Now it’s Crayola tinkering with longstanding tradiation. On March 31st of this year, the company announced that Dandelion will be retiring. Crayola has also announced that there will be a new color that is supposed to be a kind of blue that will replace Dandelion. Sigh — Has no one a sense of history?
So the music this week is from Midnight Oil, an Aussie rock group fronted by Peter Garret, whose politics infused the band over the decades it exisited. Tip O’Neil, an Irish- American politician from Boston, once said that all politics is local, a sentiment that is mirrored in this band as all of their music has a political angle, usually in an unsubtle fashion.
Indeed Garret ran for a seat in Parliament and won.
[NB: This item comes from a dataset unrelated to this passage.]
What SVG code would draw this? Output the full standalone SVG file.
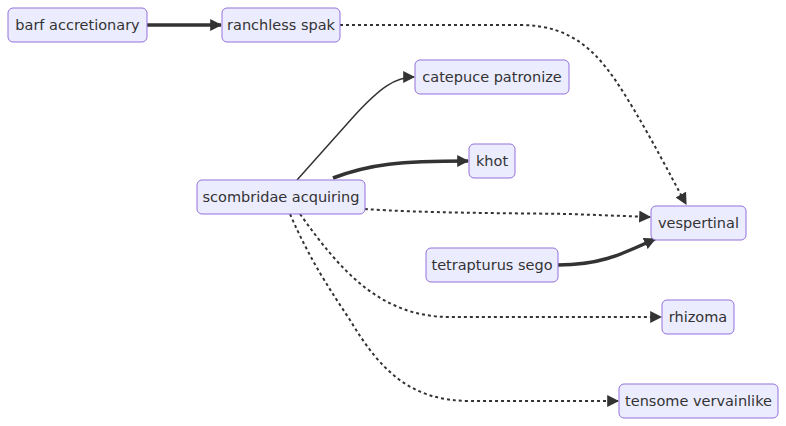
<svg xmlns="http://www.w3.org/2000/svg" width="786" height="426" viewBox="0 0 786 426">
<style>
.node rect{fill:#ECECFF;stroke:#9370DB;stroke-width:1}
.node text{font-family:"DejaVu Sans","Liberation Sans",sans-serif;font-size:14.5px;fill:#333;text-anchor:middle;dominant-baseline:central}
.e{fill:none;stroke:#333}
.thin{stroke-width:1.5}
.thick{stroke-width:3.5}
.dot{stroke-width:2;stroke-dasharray:3 3}
</style>
<defs>
<marker id="ah" viewBox="0 0 10 10" refX="9" refY="5" markerUnits="userSpaceOnUse" markerWidth="12" markerHeight="12" orient="auto">
<path d="M0,0 L10,5 L0,10 z" fill="#333"/>
</marker>
</defs>
<rect width="786" height="426" fill="#fff"/>
<g id="edges">
<path class="e thick" d="M147,25 L221,25" marker-end="url(#ah)"/>
<path class="e dot" d="M340,25 L520,25 C575,25 600,55 625,95 S670,175 686,204" marker-end="url(#ah)"/>
<path class="e thin" d="M297,180 L355,115 C380,88 395,77 414,77" marker-end="url(#ah)"/>
<path class="e thick" d="M333,178 C370,164 400,161 468,161" marker-end="url(#ah)"/>
<path class="e dot" d="M365,209 C420,213 500,213 570,214 L650,217" marker-end="url(#ah)"/>
<path class="e thick" d="M558,265 C600,265 620,255 655,239" marker-end="url(#ah)"/>
<path class="e dot" d="M300,214 C340,270 380,317 450,317 L661,317" marker-end="url(#ah)"/>
<path class="e dot" d="M290,214 C310,260 330,290 350,320 C380,370 410,401 470,401 L618,401" marker-end="url(#ah)"/>
</g>
<g id="barf" class="node"><rect x="8" y="8" width="139" height="34" rx="5"/><text x="77.5" y="25">barf accretionary</text></g>
<g id="ranchless" class="node"><rect x="222" y="8" width="118" height="34" rx="5"/><text x="281" y="25">ranchless spak</text></g>
<g id="catepuce" class="node"><rect x="415" y="60" width="154" height="34" rx="5"/><text x="492" y="77">catepuce patronize</text></g>
<g id="khot" class="node"><rect x="469" y="144" width="46" height="34" rx="5"/><text x="492" y="161">khot</text></g>
<g id="scombridae" class="node"><rect x="197" y="180" width="168" height="34" rx="5"/><text x="281" y="197">scombridae acquiring</text></g>
<g id="vespertinal" class="node"><rect x="651" y="206" width="95" height="34" rx="5"/><text x="698.5" y="223">vespertinal</text></g>
<g id="tetrapturus" class="node"><rect x="426" y="248" width="132" height="34" rx="5"/><text x="492" y="265">tetrapturus sego</text></g>
<g id="rhizoma" class="node"><rect x="662" y="300" width="72" height="34" rx="5"/><text x="698" y="317">rhizoma</text></g>
<g id="tensome" class="node"><rect x="619" y="384" width="159" height="34" rx="5"/><text x="698.5" y="401">tensome vervainlike</text></g>
</svg>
He represented a district in New South Wales for the Australian Labor Party. That in turn led to the Prime Minister choosing him to be the Minister for the Environment, Heritage and the Arts.
I’ll stop prattling on about the political bent of the group and pick something by them from the Inifinite Jukebox, our digital media server. So let’s listen to ‘Blue Sky Mine’ which was performed as an acoustic set sans drum kit at Ronnie Scott’s Jazz Club in London on the 23rd of June, 24 years ago.